When I was a young girl, my mother would take us weekly to the Ashland Public Library to check out books. The children’s section was in the bottom of the “big” library and, even on the hottest days of summer (pre-central air), the library was cool and somewhat dark. There I checked out a Laura Ingalls Wilder book, The Long Winter, and I would imagine eating oatmeal sprinkled with brown sugar and warm milk. I ate bologna sandwiches while reading and imagined that I, too, was eating those thick slabs of homemade bread slathered with fresh churned butter.
As I got older, I moved to Trixie Belden mysteries. My favorite was, if my memory serves me, Trixie Belden and the Red Trailer Mystery. In this particular novel, Trixie ate watercress sandwiches and crayfish that were sautéed and put in a salad. As an adult, I am drawn to books about food and specific regions.
Recently, my husband and I took part in the bus tours that Bluegrass Heritage Museum director Sandy Stults arranged in and around Clark County. Each trip offered a glimpse of the history of Clark County and took many people to places that they had never ventured. Even for me, the history behind the rock walls that I tended to overlook while driving through the county on my way to St. Hubert’s Episcopal Church each Sunday now merits my attention.
Again, I am thrown back to a time where families grew crops and ate large Sunday dinners with family and friends. Like the Laura Ingalls Wilders and Trixie Beldens of the books that I read as a child, I think of the places, homesteads and families that have lived in Clark County for two hundred years. More importantly, when talking these bus tours, I have learned how the Kentucky River was more than just a river. I have learned that barges and communities and individuals shaped a heritage that has become a part of me.
Recently, I attended the wedding of a close family friend’s son. A couple attended from my hometown of Ashland. They questioned my intentions of returning for my 35th high school class reunion. After hedging the question, I answered with a “no.” I went on to explain that I really didn’t want to go. I told them that this was my home and that I had been gone from Ashland for 35 years.

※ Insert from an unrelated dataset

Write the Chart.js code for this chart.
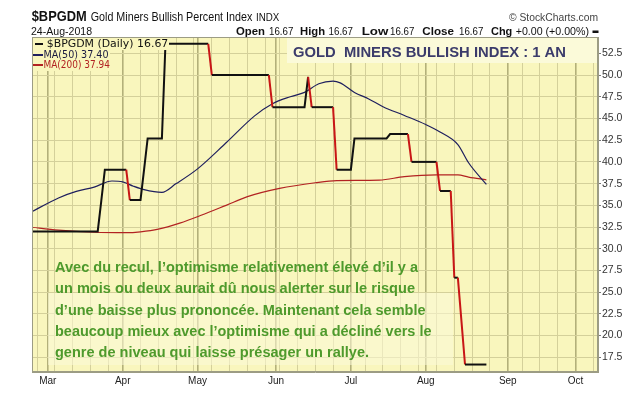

This community of children that I had taught, many of which were in attendance at the wedding, was a piece of the puzzle that now made my life. I also realized that this land, the local food I eat, and my friends who have been part of my life complete the picture of the place I now call home.
Quick Peach Pie
Peaches are almost ready to pick in Clark County. While there is nothing better than taking a bite of a ripe peach and feel that juice run down your face, I love making a quick peach pie from one or two of my really ripe peaches.
One or two ripe peaches thinly sliced (you can peel them but I don’t)
One refrigerated pie crust
One-fourth (¼) cup sugar
Dash of cinnamon
Three to four pats of butter (or fewer if you are watching calories)
Cut peaches thin and put in bowl with one-fourth cup sugar and cinnamon. Roll out pie crust on a greased baking sheet. (I mean just open it up, not actually roll out.) Carefully put peaches in the center of the crust and wrap the crust around it. Top with butter and dust with some sugar. Bake at 350 degrees for about 20-25 minutes or until crust is brown. Serve with fresh whipped cream or vanilla ice cream. I fix this all summer but substitute any in-season fruit like apples, blackberries, nectarines, or plums.